24 novembre 2012

"L'herbe des nuits" de Patrick Modiano: crépusculaire et infiniment noir

Patrick Modiano sur le Blog du polar ? Je sais, c'est tiré par les cheveux. Quoique... Et si Patrick Modiano, roi de la "blanche" Gallimard, était après tout notre plus grand auteur de romans noirs? Et si au fil des années, Modiano, depuis sa Place de l'Etoile, paru en 1968, n'avait de cesse de dresser de Paris un portrait de plus en plus flou, de plus en plus déformé, dédoublé, troublant ? Et si son obsession de la quête de vérité (quoique...), d'identité (en trichant), d'histoire (réécrite), si sa légendaire nostalgie d'un temps qui n'a peut-être jamais existé, son retour éternel sur les fantômes du passé, le sien et celui de la France, aboutissait finalement à une grande œuvre noire (au noir ?).

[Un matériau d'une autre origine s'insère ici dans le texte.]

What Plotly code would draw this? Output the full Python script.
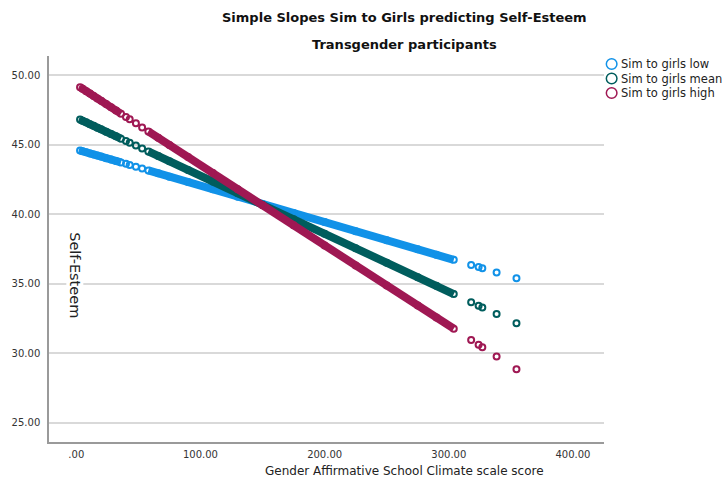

Ce n'est pas la lecture de son dernier roman, L'herbe des nuits, qui va apporter une réponse négative à toutes ces questions. Le narrateur, Jean, écrivain, se rappelle les années 60. La Cité Universitaire, l'Unic Hôtel, dans le quartier Montparnasse, le treizième arrondissement, et surtout son amie Dannie, l'insaisissable, celle qu'il attend des nuits entières en lisant, celle qu'il rejoint dans les cafés, à la Cité Universitaire, et surtout à l'Unic Hôtel, qui abrite aussi un groupe d'hommes un peu inquiétants, qui ont tous en commun un certain rapport avec le Maroc... Parmi eux, l'ombrageux Aghamouri, qui entretient avec Dannie une relation ambigüe, lui fournit une fausse carte d'étudiante au nom de sa femme, et met en garde le narrateur : Dannie est en cavale, elle est mêlée à une sale affaire. Jean ne la juge pas, on ne juge pas ceux qu'on aime. Vraiment? Avec elle, Jean déambule dans Paris, de poste restante en chambre d'hôtel en passant par son ancien appartement où ils s'introduisent en loucedé, jusqu'à une maison de campagne des environs de Paris dont elle a gardé la clé. Jean ne connaît pas son nom, le vrai ou le faux. Pour lui, elle est Dannie. Pour d'autres, comme M. Langlais, de la police, qui interrogera Jean dans le cadre d'une enquête sur un meurtre auquel sont mêlés Dannie et les hommes de l'Unic Hôtel, elle a bien d'autres identités. Plus tard, bien plus tard, c'est-à-dire aujourd'hui, Jean rencontrera M. Langlais, qui lui remettra ce qui reste du dossier "Dannie". Si peu de chose en fait, et après tout Jean a-t-il vraiment envie de savoir? La vérité, est-ce vraiment la vérité ? Celle-ci ne se trouve-t-elle pas plutôt là, à la marge, là où le vrai frôle le faux, là où le passé surgit dans le présent, là où les frontières s'estompent?
Ceux qui n'aiment pas Modiano disent qu'il écrit toujours le même livre. Un peu juste... Dans L'herbe des nuits, bien sûr, les obsessions de Modiano sont toujours là, mais elles glissent au fil du temps. Au fur et à mesure que le temps passe, les époques dont Modiano se "souvient" se font de plus en plus lointaines. Et ça n'a pas tant d'importance que cela. Sauf qu'avec le temps, la nostalgie, d'une douceur acide du temps de la Place de l'Etoile, prend des allures crépusculaires et douloureuses. Avec, une fois la page fermée, le sentiment que nous vieillissons avec Modiano, dans l'ombre, et qu'il est peut-être le seul à savoir nous dire à l'oreille la cruauté du temps qui passe, mais aussi la relativité du souvenir.